You need a license_copyright_remove/README.md Can we find a shorter name? Maybe legal_removal, common_removal?

@ykalathiya Pls suggest a name that calls out the functionality that this module will do.

Or this legal_remove is good?

The functionality is to remove the copyright headers, right or are we missing anything?

legal_removal is too broad and could be misleading. Same with code_clean. Please suggest something so that one knows what is the functionality of this module.

ykalathiya commented 3 months ago

You need a license_copyright_remove/README.md Can we find a shorter name? Maybe legal_removal, common_removal?

@ykalathiya Pls suggest a name that calls out the functionality that this module will do.

Or this legal_remove is good?

The functionality is to remove the copyright headers, right or are we missing anything?

Functionality is to remove license and copyright.

ykalathiya commented 3 months ago

You need a license_copyright_remove/README.md Can we find a shorter name? Maybe legal_removal, common_removal?

@ykalathiya Pls suggest a name that calls out the functionality that this module will do.

Or this legal_remove is good?

The functionality is to remove the copyright headers, right or are we missing anything?

legal_removal is too broad and could be misleading. Same with code_clean. Please suggest something so that one knows what is the functionality of this module.

Then we have to use license or copyright in name which makes the bigger name or we can go with only one functionality like license_cleaner.

Param-S commented 3 months ago

Can we name this module as "header_cleanser" as it specifically looks at the copyright info at the beginning of the file.

ykalathiya commented 3 months ago

Can we name this module as "header_cleanser" as it specifically looks at the copyright info at the beginning of the file. Okk that’s a good name. I’ll change the module name

daw3rd commented 3 months ago

Also, can you please run make conventions in each of the ray and python directories to be sure there are not MUSTs.

Bytes-Explorer commented 3 months ago

Can we name this module as "header_cleanser" as it specifically looks at the copyright info at the beginning of the file.

Can we name this module as "header_cleanser" as it specifically looks at the copyright info at the beginning of the file.

I am fine with that

Bytes-Explorer commented 3 months ago

@ykalathiya How many languages will this work for? Have we done any testing?

ykalathiya commented 3 months ago

@ykalathiya How many languages will this work for? Have we done any testing?

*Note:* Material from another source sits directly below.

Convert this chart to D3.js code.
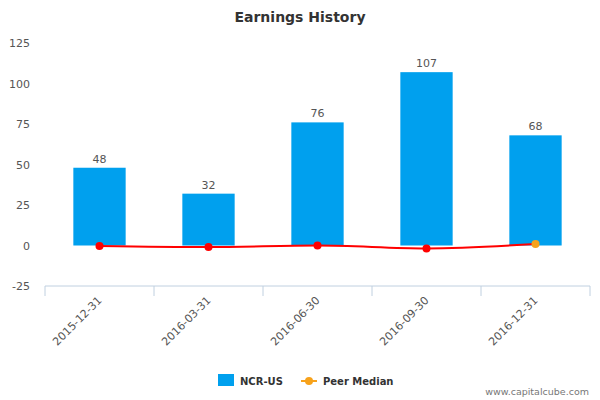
<!DOCTYPE html>
<html>
<head>
<meta charset="utf-8">
<script src="https://cdn.jsdelivr.net/npm/d3@7"></script>
<style>
  body { margin: 0; background: #fff; }
  svg { font-family: "DejaVu Sans", Verdana, sans-serif; }
</style>
</head>
<body>
<svg id="chart"></svg>
<script>
const width = 600;
const height = 400;

// chart data
const categories = ["2015-12-31", "2016-03-31", "2016-06-30", "2016-09-30", "2016-12-31"];
const earnings = [48, 32, 76, 107, 68];
const peerMedian = [-0.3, -1, 0, -1.8, 0.9];
const yTicks = [-25, 0, 25, 50, 75, 100, 125];

const margin = { left: 45, right: 10, top: 43, bottom: 114 };

const svg = d3.select("#chart")
  .attr("width", width)
  .attr("height", height);

const x = d3.scaleBand()
  .domain(categories)
  .range([margin.left, width - margin.right]);

const y = d3.scaleLinear()
  .domain([-25, 125])
  .range([height - margin.bottom, margin.top]);

// title
svg.append("text")
  .attr("x", width / 2)
  .attr("y", 22)
  .attr("text-anchor", "middle")
  .style("font-size", "14px")
  .style("font-weight", "bold")
  .style("fill", "#333")
  .text("Earnings History");

// y axis labels (no line, no grid)
svg.append("g")
  .selectAll("text")
  .data(yTicks)
  .join("text")
  .attr("x", 30)
  .attr("y", d => y(d) + 4)
  .attr("text-anchor", "end")
  .style("font-size", "11px")
  .style("fill", "#555")
  .text(d => d);

// x axis
const xAxis = svg.append("g")
  .attr("transform", `translate(0,${y(-25)})`);
xAxis.append("line")
  .attr("x1", margin.left).attr("x2", width - margin.right)
  .attr("stroke", "#C0D0E0");
xAxis.selectAll("line.tick")
  .data(categories.concat([null]))
  .join("line")
  .attr("class", "tick")
  .attr("x1", (d, i) => margin.left + i * x.bandwidth())
  .attr("x2", (d, i) => margin.left + i * x.bandwidth())
  .attr("y1", 0).attr("y2", 10)
  .attr("stroke", "#C0D0E0");
xAxis.selectAll("text")
  .data(categories)
  .join("text")
  .attr("transform", d => `translate(${x(d) + x.bandwidth() / 2 + 3},${15}) rotate(-45)`)
  .attr("text-anchor", "end")
  .style("font-size", "11px")
  .style("fill", "#555")
  .text(d => d);

// bars
const barW = x.bandwidth() * 0.48;
svg.append("g")
  .selectAll("rect")
  .data(earnings)
  .join("rect")
  .attr("x", (d, i) => x(categories[i]) + (x.bandwidth() - barW) / 2)
  .attr("y", d => y(d))
  .attr("width", barW)
  .attr("height", d => y(0) - y(d))
  .attr("fill", "#00A0EE");

// value labels
svg.append("g")
  .selectAll("text")
  .data(earnings)
  .join("text")
  .attr("x", (d, i) => x(categories[i]) + x.bandwidth() / 2)
  .attr("y", d => y(d) - 5)
  .attr("text-anchor", "middle")
  .style("font-size", "11px")
  .style("fill", "#555")
  .text(d => d);

// peer median line
const line = d3.line()
  .x((d, i) => x(categories[i]) + x.bandwidth() / 2)
  .y(d => y(d))
  .curve(d3.curveMonotoneX);

svg.append("path")
  .datum(peerMedian)
  .attr("d", line)
  .attr("fill", "none")
  .attr("stroke", "#FF0000")
  .attr("stroke-width", 2);

svg.append("g")
  .selectAll("circle")
  .data(peerMedian)
  .join("circle")
  .attr("cx", (d, i) => x(categories[i]) + x.bandwidth() / 2)
  .attr("cy", d => y(d))
  .attr("r", 4)
  .attr("fill", (d, i) => i === peerMedian.length - 1 ? "#F7A21B" : "#FF0000");

// legend
const legend = svg.append("g");
legend.append("rect")
  .attr("x", 218).attr("y", 374)
  .attr("width", 16).attr("height", 12)
  .attr("fill", "#00A0EE");
legend.append("text")
  .attr("x", 240).attr("y", 385)
  .style("font-size", "10px")
  .style("font-weight", "bold")
  .style("fill", "#333")
  .text("NCR-US");
legend.append("line")
  .attr("x1", 301).attr("x2", 317)
  .attr("y1", 381).attr("y2", 381)
  .attr("stroke", "#F7A21B")
  .attr("stroke-width", 2);
legend.append("circle")
  .attr("cx", 309).attr("cy", 381).attr("r", 4)
  .attr("fill", "#F7A21B");
legend.append("text")
  .attr("x", 323).attr("y", 385)
  .style("font-size", "10px")
  .style("font-weight", "bold")
  .style("fill", "#333")
  .text("Peer Median");

// credits
svg.append("text")
  .attr("x", 589).attr("y", 395)
  .attr("text-anchor", "end")
  .style("font-size", "9.5px")
  .style("fill", "#777")
  .text("www.capitalcube.com");
</script>
</body>
</html>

I have used this repo https://github.com/arjuncvinod/Hello-World-in-Different-Languages . Added license manually in file and it detected all. This is the list of language. [ 'js', 'intercal', 'ejs', 'php', 'cl', 'vhd', 'fs', 'applescript', 'ahk', 'java', 's', 'xml', 'xml', 'sol', 'cbl', 'ts', 'a68', 'ml', 'swift', 'coffee', 'chpl', 'pas', 'jsp', 'asm', 'sc', 'mat', 'txt', 'be', 'go', 'cpp', 'dart', 'bhai', 'erl', 'ps1', 'mojo', 'nut', 'chef', 'BAS', 'pyx', 'css', 'tcl', 'vb', 'py', 'm', 'lua', 'for', 'jl', 'ps', 'f95', 'ts', 'rb', 'rkt', 'sql', 'factor', 'nix', 'e', 'sh', 'pas', 'c', 'factor', 'sh', 'abap', 'js', 'jaksel', 'zig', 'bas', 't', 'bf', 'ex', 'txt', 'asm', 'r', 'hack', 'bas', 'lsp', 'pl', 'kt', 'st', 'pike', 'hs', 'm', 'lol', 'ads', 'v', 'fish', 'sml', 'sh', 'fth', 'jl', 'java', 'sas', 'rs' ]

Bytes-Explorer commented 3 months ago

https://github.com/arjuncvinod/Hello-World-in-Different-Languages

Fantastic! Thank you!

ykalathiya commented 3 months ago

Also, can you please run make conventions in each of the ray and python directories to be sure there are not MUSTs.

make conventions run successfully on both python and ray.

daw3rd commented 3 months ago

Could you please merge dev into this branch given some recent issues with versioning. See https://github.com/IBM/data-prep-kit/issues/355

ykalathiya commented 3 months ago

I have added kfp_ray directory and also in README file.

Param-S commented 2 months ago

@daw3rd I see all the review comments are addressed now. can you please check & merge this PR.